Your logic seems questionable. The article mentions discarded components being recovered for their materials, e.g., copper & plastic. And when something is repaired, by definition some of the components are reused and not discarded. If it takes twice as long to wear out completely, then the replacement purchase rate drops to 50%. Why do you claim that’s not even partially addressing the core problem?


Can you please not post in the flamewar style to HN? Instead, please make your substantive points without swipes. For example, if you had posted just the second and third paragraphs of your comment here, it would have been fine.

https://news.ycombinator.com/newsguidelines.html


/sigh Typical pedantic contrarian HN response...

Look, I'm not saying that this would solve all of these problems. I don't even claim to have the expertise to propose potential solutions. But speaking as a consumer, focusing on the source of what causes them might be a good place to start.

But I'm sure that your expertise and infinite wisdom must be able to produce better ideas to fix this, which I'm eager to hear.


Please don't respond to a bad comment by breaking the site guidelines yourself. That only makes things worse.

https://news.ycombinator.com/newsguidelines.html


> /sigh Typical pedantic contrarian HN response

It is not pedantic or contrarian, though. The points they are making are real issues.

The right to repair is important, but from an environmental point of view it is not that relevant. Besides, what the current demographic and economic trajectory of the world, huge populations are accessing the middle classes, with the associated increase in consumption. Even with perfect repairability (which does not solve the issue of discarded parts or plain broken devices, the amount of which is proportional to the number of devices in use), things physically cannot get better. The best lever we have right now is to reduce consumption. It’s about as credible as perfect repairability, but is much more effective. “Do we really need these 6 phones, 3 computers, 2 cars, and microprocessors in every light bulb” is a more pressing question than “can I fix my phone with a torx screwdriver”?

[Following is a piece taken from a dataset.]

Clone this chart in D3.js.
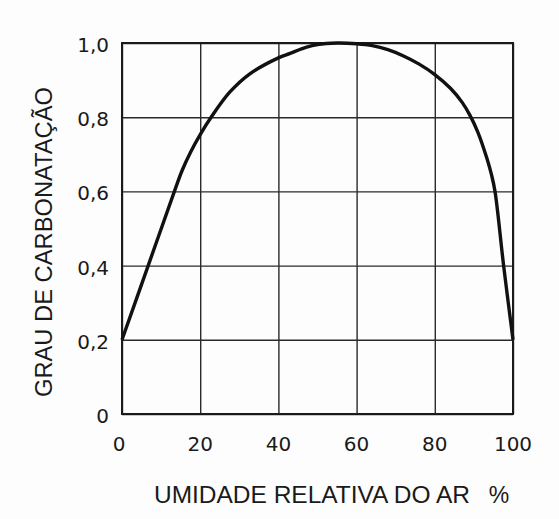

Repairability is a good thing, but it is only part of the battle, and not the most critical.


> The right to repair is important, but from an environmental point of view it is not that relevant.

The quote was "completely irrelevant". How is that not contrarianism?

> The best lever we have right now is to reduce consumption.

Ah, consumerism. And what magical lever do we have to reduce that?


> The quote was "completely irrelevant". How is that not contrarianism?

That was a slight hyperbole. It is not “completely irrelevant”, merely irrelevant. Contrarianism implies bad faith and knee-jerk reactions. They provided arguments, which you are free to debate or question.

> Ah, consumerism. And what magical lever do we have to reduce that?

Well, realistically? None. Not before it gets significantly worse anyway. It’s still more realistic than getting out of this hole by repairing stuff. The orders of magnitude are just not there.

Again, repairing devices is a good thing. But it’s not a panacea and won’t solve that specific problem.